- Aim
The records below must be copied in full; omit the images.

- Given information

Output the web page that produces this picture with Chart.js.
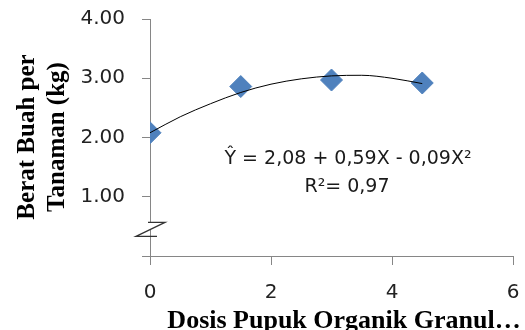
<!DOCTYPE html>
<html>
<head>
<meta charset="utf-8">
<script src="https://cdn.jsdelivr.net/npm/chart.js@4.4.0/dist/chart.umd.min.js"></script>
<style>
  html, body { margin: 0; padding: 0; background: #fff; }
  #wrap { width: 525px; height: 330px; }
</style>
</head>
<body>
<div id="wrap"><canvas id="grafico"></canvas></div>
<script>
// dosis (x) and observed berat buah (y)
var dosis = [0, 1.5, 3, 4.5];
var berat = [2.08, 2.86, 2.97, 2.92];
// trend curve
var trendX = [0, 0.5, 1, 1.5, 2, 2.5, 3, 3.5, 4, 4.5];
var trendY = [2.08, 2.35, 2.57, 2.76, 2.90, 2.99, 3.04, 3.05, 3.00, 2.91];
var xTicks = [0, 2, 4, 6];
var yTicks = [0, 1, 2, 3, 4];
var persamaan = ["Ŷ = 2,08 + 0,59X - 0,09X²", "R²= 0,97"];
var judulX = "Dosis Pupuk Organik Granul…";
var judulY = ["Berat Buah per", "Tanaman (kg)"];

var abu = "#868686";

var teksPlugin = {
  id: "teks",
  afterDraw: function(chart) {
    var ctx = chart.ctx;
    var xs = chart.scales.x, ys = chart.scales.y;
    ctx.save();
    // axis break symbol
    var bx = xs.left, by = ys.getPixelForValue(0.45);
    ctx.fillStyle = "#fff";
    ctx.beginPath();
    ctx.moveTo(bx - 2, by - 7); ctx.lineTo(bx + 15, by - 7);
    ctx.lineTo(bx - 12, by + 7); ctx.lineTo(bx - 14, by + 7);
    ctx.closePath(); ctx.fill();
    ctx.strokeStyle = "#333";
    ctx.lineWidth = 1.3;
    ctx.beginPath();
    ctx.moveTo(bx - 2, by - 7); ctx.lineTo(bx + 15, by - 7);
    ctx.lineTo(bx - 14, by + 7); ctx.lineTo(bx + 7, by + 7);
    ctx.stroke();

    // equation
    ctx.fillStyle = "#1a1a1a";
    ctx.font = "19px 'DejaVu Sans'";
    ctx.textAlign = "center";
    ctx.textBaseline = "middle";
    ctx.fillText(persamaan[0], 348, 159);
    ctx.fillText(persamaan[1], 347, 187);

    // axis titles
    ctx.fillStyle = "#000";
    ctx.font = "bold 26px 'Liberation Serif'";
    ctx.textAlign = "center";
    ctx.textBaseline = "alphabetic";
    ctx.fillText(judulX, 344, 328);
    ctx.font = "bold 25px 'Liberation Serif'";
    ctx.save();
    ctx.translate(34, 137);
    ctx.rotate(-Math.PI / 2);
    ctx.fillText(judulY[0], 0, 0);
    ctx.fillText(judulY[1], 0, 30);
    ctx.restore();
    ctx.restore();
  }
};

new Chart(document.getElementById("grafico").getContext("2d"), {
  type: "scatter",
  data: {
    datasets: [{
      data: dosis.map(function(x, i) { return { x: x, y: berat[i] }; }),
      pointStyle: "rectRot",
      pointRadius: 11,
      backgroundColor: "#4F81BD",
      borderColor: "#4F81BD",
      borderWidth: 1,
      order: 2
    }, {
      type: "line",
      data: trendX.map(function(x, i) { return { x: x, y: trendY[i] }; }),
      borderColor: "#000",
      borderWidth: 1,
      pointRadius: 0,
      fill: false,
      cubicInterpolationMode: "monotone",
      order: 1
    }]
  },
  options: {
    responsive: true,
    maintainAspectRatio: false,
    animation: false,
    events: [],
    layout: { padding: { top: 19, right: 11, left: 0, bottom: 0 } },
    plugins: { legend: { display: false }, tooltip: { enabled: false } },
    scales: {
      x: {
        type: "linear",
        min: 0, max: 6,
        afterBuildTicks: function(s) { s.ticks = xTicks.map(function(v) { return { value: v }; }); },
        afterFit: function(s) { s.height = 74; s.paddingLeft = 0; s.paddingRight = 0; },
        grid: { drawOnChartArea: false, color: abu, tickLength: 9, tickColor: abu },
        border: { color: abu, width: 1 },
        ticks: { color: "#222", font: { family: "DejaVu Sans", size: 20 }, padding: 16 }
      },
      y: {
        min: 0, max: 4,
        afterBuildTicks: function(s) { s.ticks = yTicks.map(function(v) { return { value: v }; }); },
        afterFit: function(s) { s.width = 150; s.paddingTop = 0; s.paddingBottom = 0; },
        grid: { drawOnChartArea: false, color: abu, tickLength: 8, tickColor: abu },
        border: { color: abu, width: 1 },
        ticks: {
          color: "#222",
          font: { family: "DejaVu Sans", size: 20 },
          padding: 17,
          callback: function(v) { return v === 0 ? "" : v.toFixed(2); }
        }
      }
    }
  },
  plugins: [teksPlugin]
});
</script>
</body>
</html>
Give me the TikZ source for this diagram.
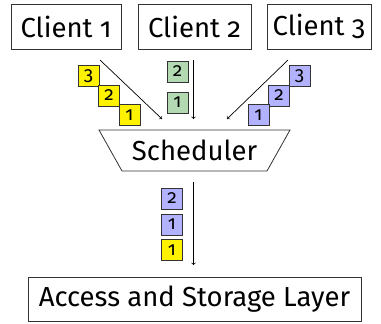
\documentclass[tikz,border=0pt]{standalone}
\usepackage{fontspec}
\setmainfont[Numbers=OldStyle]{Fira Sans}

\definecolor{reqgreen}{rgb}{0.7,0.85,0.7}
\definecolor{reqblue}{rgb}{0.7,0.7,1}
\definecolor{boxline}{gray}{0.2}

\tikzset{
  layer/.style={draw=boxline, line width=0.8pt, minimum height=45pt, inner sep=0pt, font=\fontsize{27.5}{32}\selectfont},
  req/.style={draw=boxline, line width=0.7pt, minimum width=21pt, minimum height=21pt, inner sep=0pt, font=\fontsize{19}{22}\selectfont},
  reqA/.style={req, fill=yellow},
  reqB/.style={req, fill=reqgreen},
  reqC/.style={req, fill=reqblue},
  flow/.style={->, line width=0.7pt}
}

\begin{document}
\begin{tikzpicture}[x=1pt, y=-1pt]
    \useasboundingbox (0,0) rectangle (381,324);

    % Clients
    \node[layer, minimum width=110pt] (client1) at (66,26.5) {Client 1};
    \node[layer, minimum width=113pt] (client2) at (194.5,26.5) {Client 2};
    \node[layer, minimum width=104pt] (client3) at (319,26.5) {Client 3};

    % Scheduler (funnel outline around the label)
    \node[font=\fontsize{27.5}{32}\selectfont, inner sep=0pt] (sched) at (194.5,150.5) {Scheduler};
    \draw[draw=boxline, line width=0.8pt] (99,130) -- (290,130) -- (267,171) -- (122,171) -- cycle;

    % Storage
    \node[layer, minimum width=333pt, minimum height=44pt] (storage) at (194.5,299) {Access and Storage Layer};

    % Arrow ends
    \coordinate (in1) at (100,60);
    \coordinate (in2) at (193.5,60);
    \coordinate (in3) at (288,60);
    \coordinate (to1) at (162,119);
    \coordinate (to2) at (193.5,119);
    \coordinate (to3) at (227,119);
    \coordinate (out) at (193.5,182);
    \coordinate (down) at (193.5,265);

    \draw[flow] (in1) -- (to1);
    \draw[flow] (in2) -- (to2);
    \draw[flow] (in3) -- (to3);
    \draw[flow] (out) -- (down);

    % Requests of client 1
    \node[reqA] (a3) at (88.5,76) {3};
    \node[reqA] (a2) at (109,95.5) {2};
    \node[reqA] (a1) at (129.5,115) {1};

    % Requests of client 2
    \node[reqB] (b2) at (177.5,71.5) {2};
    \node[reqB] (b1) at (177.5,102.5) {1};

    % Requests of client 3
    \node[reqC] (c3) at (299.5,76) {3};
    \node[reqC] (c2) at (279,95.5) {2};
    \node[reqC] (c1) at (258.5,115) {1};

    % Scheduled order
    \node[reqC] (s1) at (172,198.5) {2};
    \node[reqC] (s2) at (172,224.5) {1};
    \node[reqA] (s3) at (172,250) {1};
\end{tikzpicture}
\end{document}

- Task response
Output the web page that produces this picture with Chart.js.
<!DOCTYPE html>
<html>
<head>
<meta charset="utf-8">
<script src="https://cdn.jsdelivr.net/npm/chart.js@4.4.0/dist/chart.umd.min.js"></script>
<style>
  html, body { margin: 0; padding: 0; background: #fff; }
  #wrap { width: 525px; height: 330px; }
</style>
</head>
<body>
<div id="wrap"><canvas id="grafico"></canvas></div>
<script>
// dosis (x) and observed berat buah (y)
var dosis = [0, 1.5, 3, 4.5];
var berat = [2.08, 2.86, 2.97, 2.92];
// trend curve
var trendX = [0, 0.5, 1, 1.5, 2, 2.5, 3, 3.5, 4, 4.5];
var trendY = [2.08, 2.35, 2.57, 2.76, 2.90, 2.99, 3.04, 3.05, 3.00, 2.91];
var xTicks = [0, 2, 4, 6];
var yTicks = [0, 1, 2, 3, 4];
var persamaan = ["Ŷ = 2,08 + 0,59X - 0,09X²", "R²= 0,97"];
var judulX = "Dosis Pupuk Organik Granul…";
var judulY = ["Berat Buah per", "Tanaman (kg)"];

var abu = "#868686";

var teksPlugin = {
  id: "teks",
  afterDraw: function(chart) {
    var ctx = chart.ctx;
    var xs = chart.scales.x, ys = chart.scales.y;
    ctx.save();
    // axis break symbol
    var bx = xs.left, by = ys.getPixelForValue(0.45);
    ctx.fillStyle = "#fff";
    ctx.beginPath();
    ctx.moveTo(bx - 2, by - 7); ctx.lineTo(bx + 15, by - 7);
    ctx.lineTo(bx - 12, by + 7); ctx.lineTo(bx - 14, by + 7);
    ctx.closePath(); ctx.fill();
    ctx.strokeStyle = "#333";
    ctx.lineWidth = 1.3;
    ctx.beginPath();
    ctx.moveTo(bx - 2, by - 7); ctx.lineTo(bx + 15, by - 7);
    ctx.lineTo(bx - 14, by + 7); ctx.lineTo(bx + 7, by + 7);
    ctx.stroke();

    // equation
    ctx.fillStyle = "#1a1a1a";
    ctx.font = "19px 'DejaVu Sans'";
    ctx.textAlign = "center";
    ctx.textBaseline = "middle";
    ctx.fillText(persamaan[0], 348, 159);
    ctx.fillText(persamaan[1], 347, 187);

    // axis titles
    ctx.fillStyle = "#000";
    ctx.font = "bold 26px 'Liberation Serif'";
    ctx.textAlign = "center";
    ctx.textBaseline = "alphabetic";
    ctx.fillText(judulX, 344, 328);
    ctx.font = "bold 25px 'Liberation Serif'";
    ctx.save();
    ctx.translate(34, 137);
    ctx.rotate(-Math.PI / 2);
    ctx.fillText(judulY[0], 0, 0);
    ctx.fillText(judulY[1], 0, 30);
    ctx.restore();
    ctx.restore();
  }
};

new Chart(document.getElementById("grafico").getContext("2d"), {
  type: "scatter",
  data: {
    datasets: [{
      data: dosis.map(function(x, i) { return { x: x, y: berat[i] }; }),
      pointStyle: "rectRot",
      pointRadius: 11,
      backgroundColor: "#4F81BD",
      borderColor: "#4F81BD",
      borderWidth: 1,
      order: 2
    }, {
      type: "line",
      data: trendX.map(function(x, i) { return { x: x, y: trendY[i] }; }),
      borderColor: "#000",
      borderWidth: 1,
      pointRadius: 0,
      fill: false,
      cubicInterpolationMode: "monotone",
      order: 1
    }]
  },
  options: {
    responsive: true,
    maintainAspectRatio: false,
    animation: false,
    events: [],
    layout: { padding: { top: 19, right: 11, left: 0, bottom: 0 } },
    plugins: { legend: { display: false }, tooltip: { enabled: false } },
    scales: {
      x: {
        type: "linear",
        min: 0, max: 6,
        afterBuildTicks: function(s) { s.ticks = xTicks.map(function(v) { return { value: v }; }); },
        afterFit: function(s) { s.height = 74; s.paddingLeft = 0; s.paddingRight = 0; },
        grid: { drawOnChartArea: false, color: abu, tickLength: 9, tickColor: abu },
        border: { color: abu, width: 1 },
        ticks: { color: "#222", font: { family: "DejaVu Sans", size: 20 }, padding: 16 }
      },
      y: {
        min: 0, max: 4,
        afterBuildTicks: function(s) { s.ticks = yTicks.map(function(v) { return { value: v }; }); },
        afterFit: function(s) { s.width = 150; s.paddingTop = 0; s.paddingBottom = 0; },
        grid: { drawOnChartArea: false, color: abu, tickLength: 8, tickColor: abu },
        border: { color: abu, width: 1 },
        ticks: {
          color: "#222",
          font: { family: "DejaVu Sans", size: 20 },
          padding: 17,
          callback: function(v) { return v === 0 ? "" : v.toFixed(2); }
        }
      }
    }
  },
  plugins: [teksPlugin]
});
</script>
</body>
</html>
Give me the TikZ source for this diagram.
\documentclass[tikz,border=0pt]{standalone}
\usepackage{fontspec}
\setmainfont[Numbers=OldStyle]{Fira Sans}

\definecolor{reqgreen}{rgb}{0.7,0.85,0.7}
\definecolor{reqblue}{rgb}{0.7,0.7,1}
\definecolor{boxline}{gray}{0.2}

\tikzset{
  layer/.style={draw=boxline, line width=0.8pt, minimum height=45pt, inner sep=0pt, font=\fontsize{27.5}{32}\selectfont},
  req/.style={draw=boxline, line width=0.7pt, minimum width=21pt, minimum height=21pt, inner sep=0pt, font=\fontsize{19}{22}\selectfont},
  reqA/.style={req, fill=yellow},
  reqB/.style={req, fill=reqgreen},
  reqC/.style={req, fill=reqblue},
  flow/.style={->, line width=0.7pt}
}

\begin{document}
\begin{tikzpicture}[x=1pt, y=-1pt]
    \useasboundingbox (0,0) rectangle (381,324);

    % Clients
    \node[layer, minimum width=110pt] (client1) at (66,26.5) {Client 1};
    \node[layer, minimum width=113pt] (client2) at (194.5,26.5) {Client 2};
    \node[layer, minimum width=104pt] (client3) at (319,26.5) {Client 3};

    % Scheduler (funnel outline around the label)
    \node[font=\fontsize{27.5}{32}\selectfont, inner sep=0pt] (sched) at (194.5,150.5) {Scheduler};
    \draw[draw=boxline, line width=0.8pt] (99,130) -- (290,130) -- (267,171) -- (122,171) -- cycle;

    % Storage
    \node[layer, minimum width=333pt, minimum height=44pt] (storage) at (194.5,299) {Access and Storage Layer};

    % Arrow ends
    \coordinate (in1) at (100,60);
    \coordinate (in2) at (193.5,60);
    \coordinate (in3) at (288,60);
    \coordinate (to1) at (162,119);
    \coordinate (to2) at (193.5,119);
    \coordinate (to3) at (227,119);
    \coordinate (out) at (193.5,182);
    \coordinate (down) at (193.5,265);

    \draw[flow] (in1) -- (to1);
    \draw[flow] (in2) -- (to2);
    \draw[flow] (in3) -- (to3);
    \draw[flow] (out) -- (down);

    % Requests of client 1
    \node[reqA] (a3) at (88.5,76) {3};
    \node[reqA] (a2) at (109,95.5) {2};
    \node[reqA] (a1) at (129.5,115) {1};

    % Requests of client 2
    \node[reqB] (b2) at (177.5,71.5) {2};
    \node[reqB] (b1) at (177.5,102.5) {1};

    % Requests of client 3
    \node[reqC] (c3) at (299.5,76) {3};
    \node[reqC] (c2) at (279,95.5) {2};
    \node[reqC] (c1) at (258.5,115) {1};

    % Scheduled order
    \node[reqC] (s1) at (172,198.5) {2};
    \node[reqC] (s2) at (172,224.5) {1};
    \node[reqA] (s3) at (172,250) {1};
\end{tikzpicture}
\end{document}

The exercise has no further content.